*** DATA EXCERPTS

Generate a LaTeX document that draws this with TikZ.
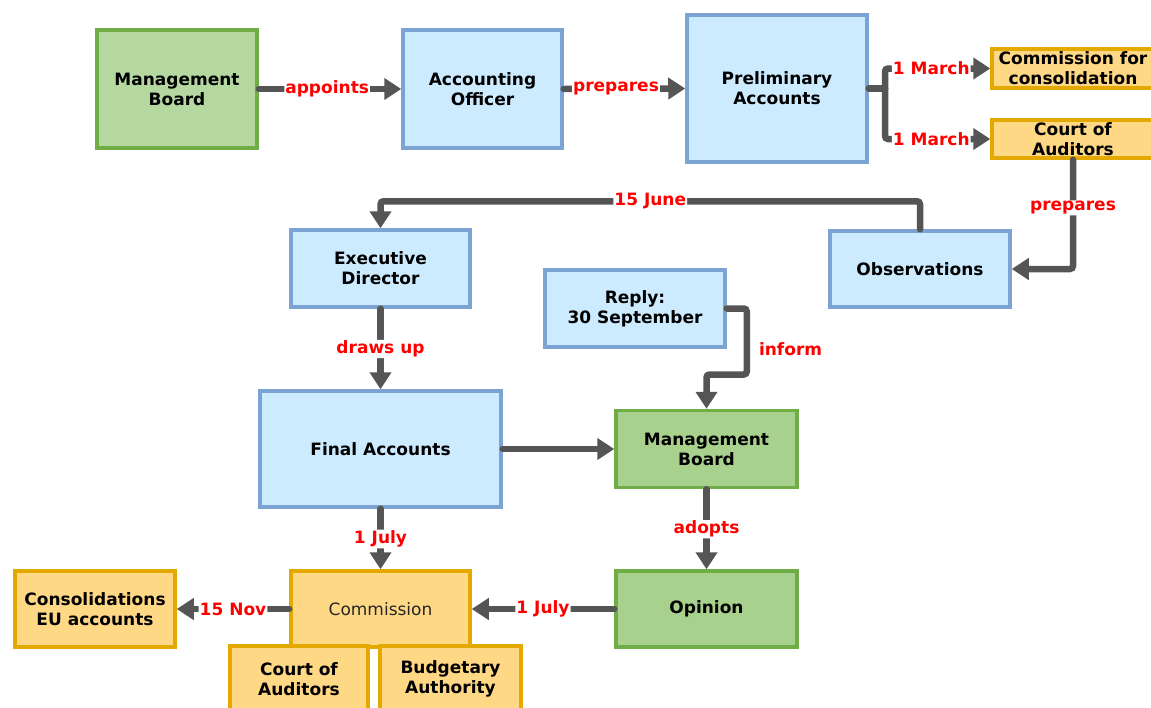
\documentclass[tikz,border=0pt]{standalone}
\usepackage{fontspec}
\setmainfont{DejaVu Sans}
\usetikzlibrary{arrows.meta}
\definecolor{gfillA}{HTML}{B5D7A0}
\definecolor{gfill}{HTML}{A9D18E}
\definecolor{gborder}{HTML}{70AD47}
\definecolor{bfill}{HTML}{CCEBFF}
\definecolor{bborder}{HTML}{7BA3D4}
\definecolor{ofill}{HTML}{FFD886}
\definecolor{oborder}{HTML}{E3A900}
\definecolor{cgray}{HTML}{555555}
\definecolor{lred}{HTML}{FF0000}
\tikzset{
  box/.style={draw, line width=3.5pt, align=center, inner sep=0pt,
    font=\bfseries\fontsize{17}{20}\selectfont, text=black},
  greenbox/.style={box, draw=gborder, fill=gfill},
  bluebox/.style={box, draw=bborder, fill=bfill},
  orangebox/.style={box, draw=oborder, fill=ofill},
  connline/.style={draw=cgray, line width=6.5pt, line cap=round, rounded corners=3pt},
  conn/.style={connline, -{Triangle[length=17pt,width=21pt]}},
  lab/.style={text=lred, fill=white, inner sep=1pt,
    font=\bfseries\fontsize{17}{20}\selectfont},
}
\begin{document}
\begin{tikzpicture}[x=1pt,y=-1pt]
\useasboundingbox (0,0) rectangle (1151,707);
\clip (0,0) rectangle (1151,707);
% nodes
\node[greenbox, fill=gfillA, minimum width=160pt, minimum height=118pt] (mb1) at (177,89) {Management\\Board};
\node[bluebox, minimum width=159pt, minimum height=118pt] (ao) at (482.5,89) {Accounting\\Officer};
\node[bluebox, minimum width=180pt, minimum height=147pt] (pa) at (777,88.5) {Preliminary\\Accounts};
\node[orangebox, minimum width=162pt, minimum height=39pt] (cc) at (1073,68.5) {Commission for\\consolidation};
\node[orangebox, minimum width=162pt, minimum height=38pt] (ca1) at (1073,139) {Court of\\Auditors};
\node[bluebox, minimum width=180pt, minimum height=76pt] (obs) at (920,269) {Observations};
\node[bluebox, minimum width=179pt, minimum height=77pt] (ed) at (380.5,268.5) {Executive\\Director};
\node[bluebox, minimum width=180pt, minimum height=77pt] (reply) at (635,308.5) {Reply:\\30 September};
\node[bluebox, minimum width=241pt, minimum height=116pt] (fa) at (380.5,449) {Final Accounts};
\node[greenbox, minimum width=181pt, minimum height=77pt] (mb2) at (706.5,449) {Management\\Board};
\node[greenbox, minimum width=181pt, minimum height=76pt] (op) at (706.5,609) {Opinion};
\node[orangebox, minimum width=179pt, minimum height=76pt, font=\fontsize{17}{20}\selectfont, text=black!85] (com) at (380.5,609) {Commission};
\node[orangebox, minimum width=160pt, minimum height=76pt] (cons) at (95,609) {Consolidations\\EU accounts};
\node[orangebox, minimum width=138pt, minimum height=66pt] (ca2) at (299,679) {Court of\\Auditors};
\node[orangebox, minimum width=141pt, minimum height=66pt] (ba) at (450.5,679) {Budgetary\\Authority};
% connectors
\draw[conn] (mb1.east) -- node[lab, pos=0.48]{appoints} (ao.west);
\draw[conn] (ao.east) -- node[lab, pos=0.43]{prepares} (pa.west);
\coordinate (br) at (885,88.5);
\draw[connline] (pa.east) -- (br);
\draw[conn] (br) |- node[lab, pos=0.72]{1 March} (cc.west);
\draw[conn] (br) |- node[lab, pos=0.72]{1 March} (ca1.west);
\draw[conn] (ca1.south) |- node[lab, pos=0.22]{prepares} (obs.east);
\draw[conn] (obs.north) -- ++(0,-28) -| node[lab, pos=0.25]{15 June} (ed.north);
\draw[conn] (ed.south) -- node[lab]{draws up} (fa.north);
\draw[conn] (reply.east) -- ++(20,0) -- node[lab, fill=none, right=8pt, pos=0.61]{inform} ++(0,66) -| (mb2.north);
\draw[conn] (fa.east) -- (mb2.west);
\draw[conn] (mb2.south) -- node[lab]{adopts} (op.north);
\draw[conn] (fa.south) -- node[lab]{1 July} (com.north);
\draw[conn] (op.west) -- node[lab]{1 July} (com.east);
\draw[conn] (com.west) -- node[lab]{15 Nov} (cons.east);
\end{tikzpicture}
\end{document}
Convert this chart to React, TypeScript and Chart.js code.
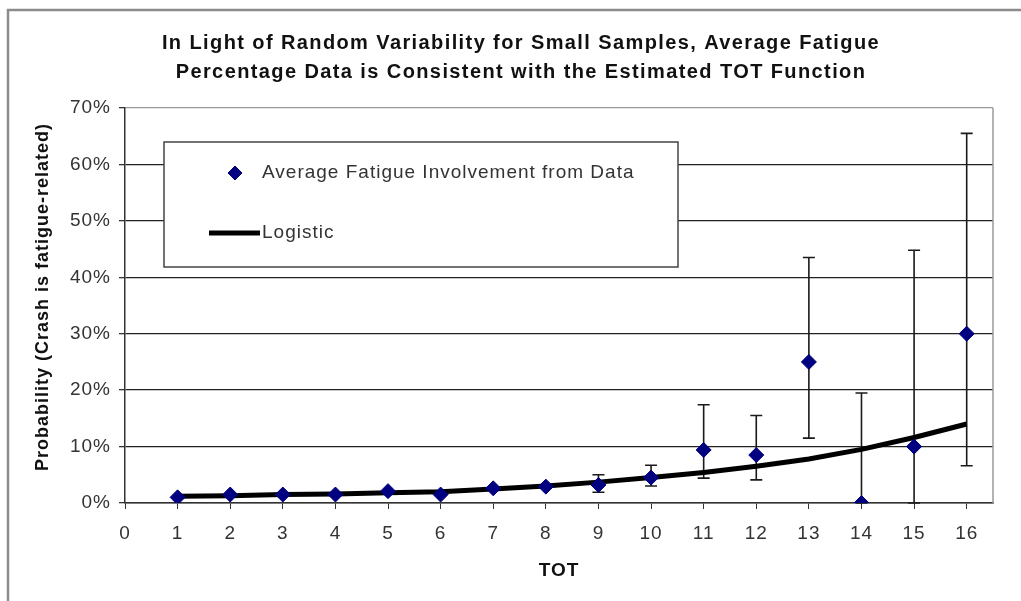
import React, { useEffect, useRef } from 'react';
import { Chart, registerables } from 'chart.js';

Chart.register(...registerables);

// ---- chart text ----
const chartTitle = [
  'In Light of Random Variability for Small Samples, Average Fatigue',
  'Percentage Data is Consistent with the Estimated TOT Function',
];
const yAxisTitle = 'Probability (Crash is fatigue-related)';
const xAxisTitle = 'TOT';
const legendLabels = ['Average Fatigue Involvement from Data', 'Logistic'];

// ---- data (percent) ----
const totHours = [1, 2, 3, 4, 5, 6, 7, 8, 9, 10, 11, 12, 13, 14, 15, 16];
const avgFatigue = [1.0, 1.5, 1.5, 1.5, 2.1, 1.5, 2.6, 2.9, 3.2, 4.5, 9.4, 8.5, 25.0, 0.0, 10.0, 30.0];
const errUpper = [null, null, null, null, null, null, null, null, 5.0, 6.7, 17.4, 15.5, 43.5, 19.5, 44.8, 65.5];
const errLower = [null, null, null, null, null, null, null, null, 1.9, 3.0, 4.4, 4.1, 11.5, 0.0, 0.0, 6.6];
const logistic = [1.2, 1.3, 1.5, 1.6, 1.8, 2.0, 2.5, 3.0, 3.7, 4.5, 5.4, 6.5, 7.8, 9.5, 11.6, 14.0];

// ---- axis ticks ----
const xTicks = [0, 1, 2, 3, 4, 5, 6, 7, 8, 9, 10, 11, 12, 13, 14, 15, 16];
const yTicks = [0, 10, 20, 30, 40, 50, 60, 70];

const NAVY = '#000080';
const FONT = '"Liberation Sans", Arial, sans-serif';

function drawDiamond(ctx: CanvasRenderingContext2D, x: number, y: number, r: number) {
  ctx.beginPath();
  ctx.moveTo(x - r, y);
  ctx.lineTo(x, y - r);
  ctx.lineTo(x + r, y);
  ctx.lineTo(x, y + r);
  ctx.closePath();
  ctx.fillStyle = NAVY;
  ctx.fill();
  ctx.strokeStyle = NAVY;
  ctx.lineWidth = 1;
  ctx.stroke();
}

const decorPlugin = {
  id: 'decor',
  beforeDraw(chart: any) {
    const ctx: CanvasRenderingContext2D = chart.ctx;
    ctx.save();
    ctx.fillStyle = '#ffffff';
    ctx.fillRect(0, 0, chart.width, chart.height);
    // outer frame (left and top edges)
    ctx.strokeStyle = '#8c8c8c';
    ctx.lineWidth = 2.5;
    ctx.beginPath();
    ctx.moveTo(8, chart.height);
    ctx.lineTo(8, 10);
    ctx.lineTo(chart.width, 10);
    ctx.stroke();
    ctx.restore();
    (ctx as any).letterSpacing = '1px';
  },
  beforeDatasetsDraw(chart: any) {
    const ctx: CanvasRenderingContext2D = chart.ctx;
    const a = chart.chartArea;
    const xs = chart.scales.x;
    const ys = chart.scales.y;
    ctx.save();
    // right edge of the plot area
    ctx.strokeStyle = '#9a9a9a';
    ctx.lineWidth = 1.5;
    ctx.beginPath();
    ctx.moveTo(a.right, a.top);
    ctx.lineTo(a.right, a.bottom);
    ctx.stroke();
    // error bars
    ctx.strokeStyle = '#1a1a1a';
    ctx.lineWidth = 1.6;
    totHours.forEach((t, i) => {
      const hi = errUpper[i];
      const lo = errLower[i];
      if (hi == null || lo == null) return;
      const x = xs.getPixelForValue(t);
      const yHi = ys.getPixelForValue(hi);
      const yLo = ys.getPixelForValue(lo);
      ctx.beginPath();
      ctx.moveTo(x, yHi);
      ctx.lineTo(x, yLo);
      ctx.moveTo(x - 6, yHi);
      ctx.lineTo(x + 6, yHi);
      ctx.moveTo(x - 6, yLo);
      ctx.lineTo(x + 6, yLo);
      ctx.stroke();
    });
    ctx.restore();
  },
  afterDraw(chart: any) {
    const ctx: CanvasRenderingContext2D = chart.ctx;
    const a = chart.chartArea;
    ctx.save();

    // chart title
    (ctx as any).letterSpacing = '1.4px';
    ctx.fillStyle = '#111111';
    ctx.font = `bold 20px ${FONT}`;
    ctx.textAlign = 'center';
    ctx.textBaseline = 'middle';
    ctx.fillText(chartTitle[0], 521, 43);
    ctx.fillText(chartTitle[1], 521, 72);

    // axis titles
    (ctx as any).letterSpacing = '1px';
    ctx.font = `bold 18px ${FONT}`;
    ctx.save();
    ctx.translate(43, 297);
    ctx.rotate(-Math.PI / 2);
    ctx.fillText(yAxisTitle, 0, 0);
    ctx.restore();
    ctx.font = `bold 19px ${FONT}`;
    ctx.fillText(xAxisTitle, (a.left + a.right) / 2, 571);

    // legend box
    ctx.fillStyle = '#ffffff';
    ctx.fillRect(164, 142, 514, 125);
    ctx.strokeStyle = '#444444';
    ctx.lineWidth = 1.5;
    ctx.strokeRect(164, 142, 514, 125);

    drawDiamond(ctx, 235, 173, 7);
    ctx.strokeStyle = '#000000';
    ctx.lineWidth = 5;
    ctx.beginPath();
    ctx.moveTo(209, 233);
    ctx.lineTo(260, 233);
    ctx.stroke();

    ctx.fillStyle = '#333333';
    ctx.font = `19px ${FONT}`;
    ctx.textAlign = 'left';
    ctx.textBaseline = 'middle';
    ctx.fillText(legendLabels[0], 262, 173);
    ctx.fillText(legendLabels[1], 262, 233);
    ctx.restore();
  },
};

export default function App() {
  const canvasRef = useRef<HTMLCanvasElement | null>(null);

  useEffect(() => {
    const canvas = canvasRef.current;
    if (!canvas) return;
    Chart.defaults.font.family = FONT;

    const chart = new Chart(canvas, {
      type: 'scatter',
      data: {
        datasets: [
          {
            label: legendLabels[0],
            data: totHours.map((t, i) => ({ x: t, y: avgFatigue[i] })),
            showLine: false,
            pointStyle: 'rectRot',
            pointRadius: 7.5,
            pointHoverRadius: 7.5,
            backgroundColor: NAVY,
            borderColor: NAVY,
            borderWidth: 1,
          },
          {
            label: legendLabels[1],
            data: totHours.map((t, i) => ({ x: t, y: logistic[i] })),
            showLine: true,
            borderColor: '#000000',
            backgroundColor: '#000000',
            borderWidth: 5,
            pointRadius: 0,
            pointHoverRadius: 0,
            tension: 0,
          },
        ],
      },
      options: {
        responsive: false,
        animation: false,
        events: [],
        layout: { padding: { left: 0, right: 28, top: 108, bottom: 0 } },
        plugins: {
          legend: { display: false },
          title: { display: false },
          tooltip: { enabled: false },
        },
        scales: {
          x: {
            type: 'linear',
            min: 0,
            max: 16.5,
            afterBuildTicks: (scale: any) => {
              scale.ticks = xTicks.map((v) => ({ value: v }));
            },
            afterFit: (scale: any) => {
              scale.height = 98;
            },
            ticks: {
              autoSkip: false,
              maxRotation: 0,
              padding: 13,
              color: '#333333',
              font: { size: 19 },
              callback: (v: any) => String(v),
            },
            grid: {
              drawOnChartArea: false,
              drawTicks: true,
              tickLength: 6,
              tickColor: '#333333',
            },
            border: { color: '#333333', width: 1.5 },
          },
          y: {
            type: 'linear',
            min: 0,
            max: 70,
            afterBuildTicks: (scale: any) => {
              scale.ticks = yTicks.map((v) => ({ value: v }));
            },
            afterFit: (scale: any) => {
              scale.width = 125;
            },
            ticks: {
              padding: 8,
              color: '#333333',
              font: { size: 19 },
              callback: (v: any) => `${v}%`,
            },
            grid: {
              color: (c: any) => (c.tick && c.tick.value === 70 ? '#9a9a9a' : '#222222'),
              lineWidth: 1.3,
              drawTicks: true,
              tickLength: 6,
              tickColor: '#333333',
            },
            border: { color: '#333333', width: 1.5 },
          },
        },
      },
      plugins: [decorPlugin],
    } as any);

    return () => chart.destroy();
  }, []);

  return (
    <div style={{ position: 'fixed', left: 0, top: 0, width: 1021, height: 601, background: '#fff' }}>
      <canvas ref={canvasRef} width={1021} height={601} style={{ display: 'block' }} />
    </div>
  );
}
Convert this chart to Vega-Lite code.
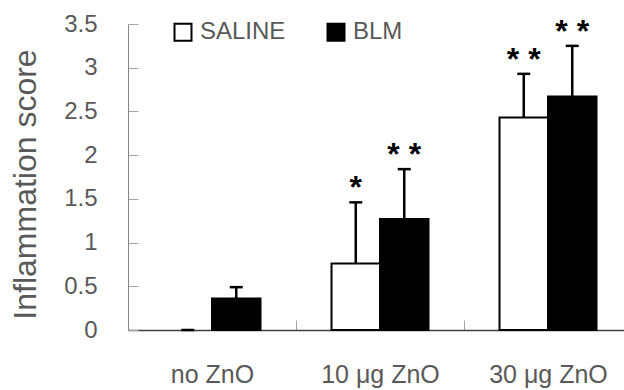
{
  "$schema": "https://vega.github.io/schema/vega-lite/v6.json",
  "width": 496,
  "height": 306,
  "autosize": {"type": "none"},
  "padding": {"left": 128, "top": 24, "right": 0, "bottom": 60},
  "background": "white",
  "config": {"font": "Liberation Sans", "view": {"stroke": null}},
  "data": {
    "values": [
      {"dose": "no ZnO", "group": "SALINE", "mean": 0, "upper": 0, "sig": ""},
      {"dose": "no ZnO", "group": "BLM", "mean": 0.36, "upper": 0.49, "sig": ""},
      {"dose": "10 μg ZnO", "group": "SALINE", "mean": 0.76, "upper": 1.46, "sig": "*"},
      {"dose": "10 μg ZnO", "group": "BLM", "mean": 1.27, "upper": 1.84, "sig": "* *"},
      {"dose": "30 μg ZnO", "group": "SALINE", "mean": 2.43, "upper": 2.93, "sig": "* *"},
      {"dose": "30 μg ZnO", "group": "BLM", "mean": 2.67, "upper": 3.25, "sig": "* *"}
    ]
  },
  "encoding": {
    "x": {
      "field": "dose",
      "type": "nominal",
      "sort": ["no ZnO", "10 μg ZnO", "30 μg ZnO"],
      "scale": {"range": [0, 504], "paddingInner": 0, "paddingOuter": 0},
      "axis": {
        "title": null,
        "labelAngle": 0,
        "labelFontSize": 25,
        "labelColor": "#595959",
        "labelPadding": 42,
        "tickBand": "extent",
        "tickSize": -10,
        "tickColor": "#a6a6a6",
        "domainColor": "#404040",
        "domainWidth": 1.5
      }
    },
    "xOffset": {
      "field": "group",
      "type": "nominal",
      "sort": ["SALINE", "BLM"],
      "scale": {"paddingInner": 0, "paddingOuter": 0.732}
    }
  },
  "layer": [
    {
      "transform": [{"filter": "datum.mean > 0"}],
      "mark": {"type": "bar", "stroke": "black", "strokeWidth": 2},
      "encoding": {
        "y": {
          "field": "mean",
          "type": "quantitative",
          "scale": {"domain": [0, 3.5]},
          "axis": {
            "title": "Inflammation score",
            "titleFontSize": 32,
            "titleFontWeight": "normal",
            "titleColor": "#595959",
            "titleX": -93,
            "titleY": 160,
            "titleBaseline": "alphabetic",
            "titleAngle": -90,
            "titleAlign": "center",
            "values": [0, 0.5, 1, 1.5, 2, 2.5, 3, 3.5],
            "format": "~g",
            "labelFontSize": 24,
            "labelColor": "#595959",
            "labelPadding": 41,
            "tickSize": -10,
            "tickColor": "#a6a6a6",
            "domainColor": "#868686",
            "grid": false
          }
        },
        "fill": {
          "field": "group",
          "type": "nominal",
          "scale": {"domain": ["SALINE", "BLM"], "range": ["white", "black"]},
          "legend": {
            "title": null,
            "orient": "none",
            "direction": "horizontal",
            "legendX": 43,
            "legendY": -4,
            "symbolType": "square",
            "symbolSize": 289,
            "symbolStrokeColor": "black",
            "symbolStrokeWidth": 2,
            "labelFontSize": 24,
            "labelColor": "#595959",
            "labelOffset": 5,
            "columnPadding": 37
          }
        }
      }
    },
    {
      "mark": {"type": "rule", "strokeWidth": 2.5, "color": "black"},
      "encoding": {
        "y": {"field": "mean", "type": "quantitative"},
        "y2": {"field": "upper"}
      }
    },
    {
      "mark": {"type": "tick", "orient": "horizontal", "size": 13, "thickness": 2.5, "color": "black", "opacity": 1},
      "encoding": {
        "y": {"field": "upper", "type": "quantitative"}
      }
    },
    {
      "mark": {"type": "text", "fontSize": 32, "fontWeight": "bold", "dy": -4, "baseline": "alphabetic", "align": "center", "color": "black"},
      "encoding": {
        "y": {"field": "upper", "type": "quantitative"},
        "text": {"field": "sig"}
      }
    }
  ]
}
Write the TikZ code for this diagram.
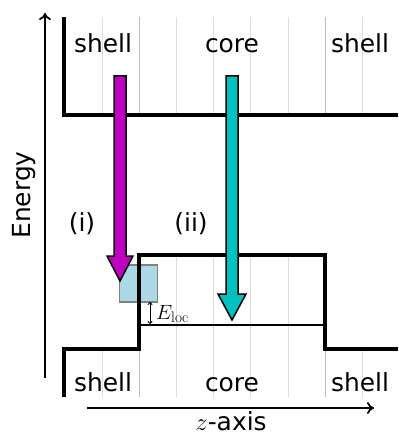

******

**WORK TO COMPLETE:** Restate word for word the lines that begin at the one with "Convert this chart to React, TypeScript" and end at the one with "const legendLabels = ['Average", including both, and leave every picture aside.

**CORRECT ANSWER:**
Convert this chart to React, TypeScript and Chart.js code.
import React, { useEffect, useRef } from 'react';
import { Chart, registerables } from 'chart.js';

Chart.register(...registerables);

// ---- chart text ----
const chartTitle = [
  'In Light of Random Variability for Small Samples, Average Fatigue',
  'Percentage Data is Consistent with the Estimated TOT Function',
];
const yAxisTitle = 'Probability (Crash is fatigue-related)';
const xAxisTitle = 'TOT';
const legendLabels = ['Average Fatigue Involvement from Data', 'Logistic'];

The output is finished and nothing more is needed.